On the sidelines of the meeting, Jaishankar held talks with Qin during which he conveyed to his Chinese counterpart that the state of India-China relations is “abnormal” because of the lingering border row in eastern Ladakh. Significantly the Chinese foreign ministry while announcing the visit of Qin to Myanmar and India on May 2 did not include his visit to Islamabad. Instead, the ministry announced his visit to Pakistan separately on Thursday during which he is due to take part in China-Afghanistan-Pakistan foreign ministers’ meeting.
The trilateral is being held less than a month after the “Neighbouring Countries of Afghanistan Plus Afghanistan” foreign ministers meeting of China, Russia, Pakistan and Iran in Samarkand, in which Qin presided.
Announcing Qin’s visit to Pakistan, the Chinese foreign ministry spokesperson said that this will be his first visit to Pakistan after taking charge and “an important part of the recent close and frequent interactions between the high levels of China and Pakistan”. The reference apparently was the just concluded maiden visit of Pakistan’s new Army Chief General Syed Asim Munir, in Beijing during which he held a series of meetings with top Chinese Generals and top diplomat Wang Yi who is the director of the office of the foreign affairs commission of the CPC central committee.
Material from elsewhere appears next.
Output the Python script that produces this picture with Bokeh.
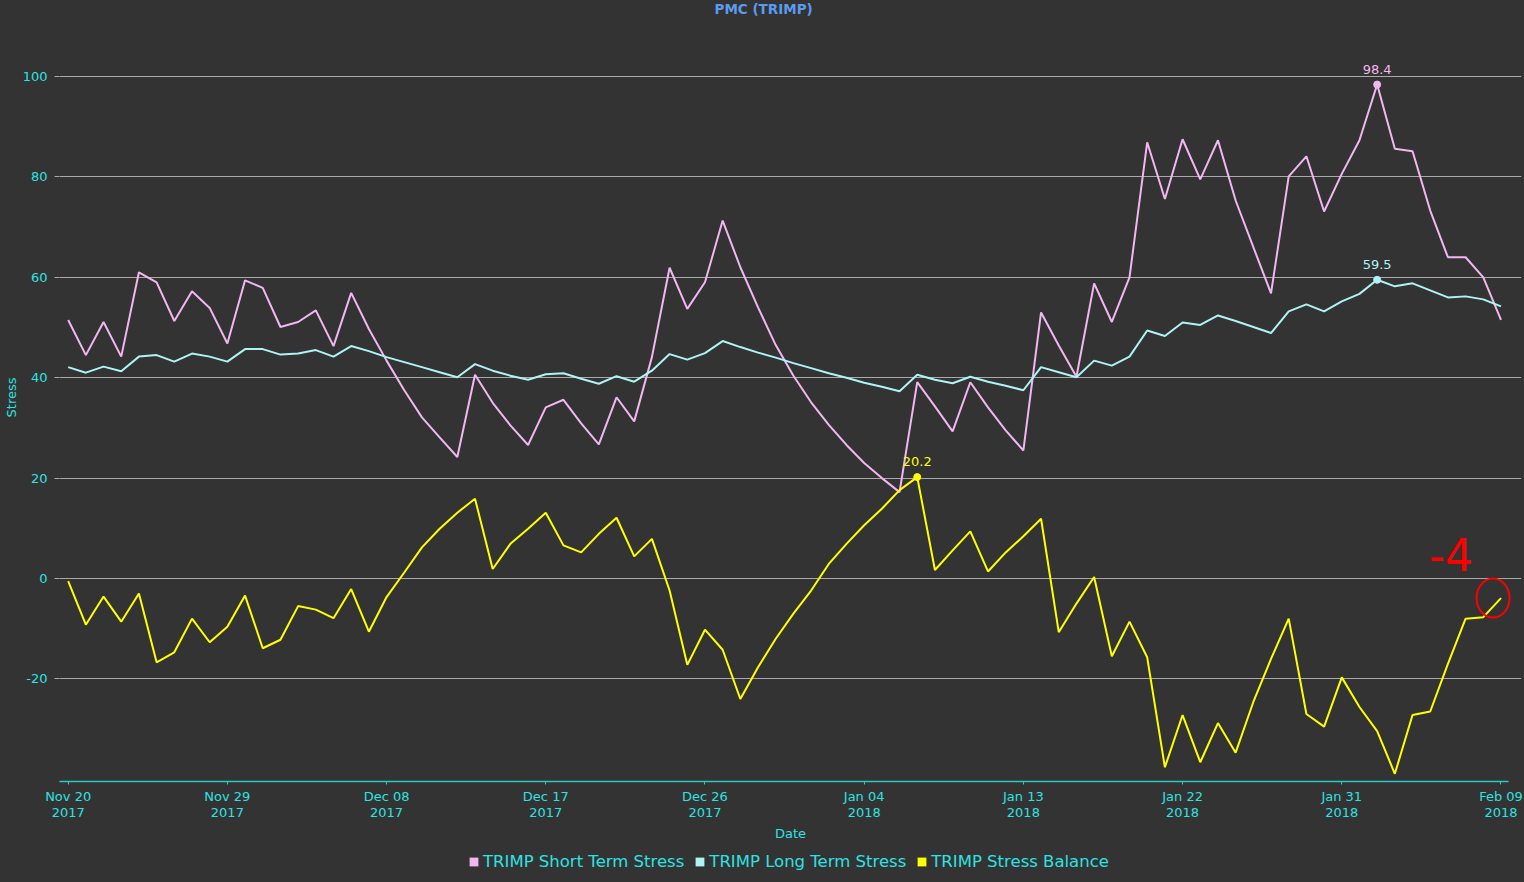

During General Asim Munir’s visit, China’s new Premier Li Qiang also held his first phone call with Pakistan Prime Minister Shehbaz Sharif and promised continued financial help for Pakistan, which is facing a serious political and economic crisis.
Meanwhile, Prime Minister Shehbaz Sharif said that Pakistan’s decision to attend the SCO meeting reflected the country’s commitment to the organisation’s charter and multilateralism. Pakistan Prime Minister Shehbaz Sharif also underlined that Bhutto Zardari’s trip was a demonstration of the importance given by Islamabad to the SCO grouping. “We are committed to playing our part to advance our shared values of peace & stability in the region. We are all for win-win understandings based on connectivity, trade and mutually advantageous cooperation,” he posted on Twitter.
APP adds: The members of the National Assembly on Thursday hailed Foreign Minister Bilawal Bhutto’s decision to participate in the SCO moot to present a vibrant and vociferous perspective of Pakistan on core regional and local issues, APP adds.
Talking to APP outside the Parliament House, PTI MNA Sardar Talib Hassan Nakai said the foreign minister’s participation was necessary to present the country’s opinion at the international level.
PMLN MNA Waheed Alam Khan said the foreign minister was participating in an international conference and not a bilateral event. He said the country could not afford to live in conflicts with its neighbouring countries.
Special Assistant to the Prime Minister (SAPM) on Poverty Alleviation and Social Safety Faisal Karim Kundi said the SCO forum was an international event and there was no bilateral meeting with India and neither the country had asked for any on the occasion.
PPP MNA Syed Ali Musa Gilani said the Kashmir issue would be raised at the SCO forum by the foreign minister, as it was an integral part of Pakistan.
PMLN MNA Nisar Ahmed Cheema said Kashmir was the core issue and peace would remain elusive if the Issue was not resolved.
“Bilawal Bhutto Zardari has bravely presented the Kashmir case at all international forums and exposed Indian Prime Minister Narendra Modi as the butcher of Gujrat,” he said.
Jamaat-e-Islami Senator Mushtaq Ahmed was of the view the foreign minister should have protested India’s decision to hold G-20 Summit in Srinagar and instead should have sent sent the minister of state for foreign affairs and foreign secretary to attend the meeting.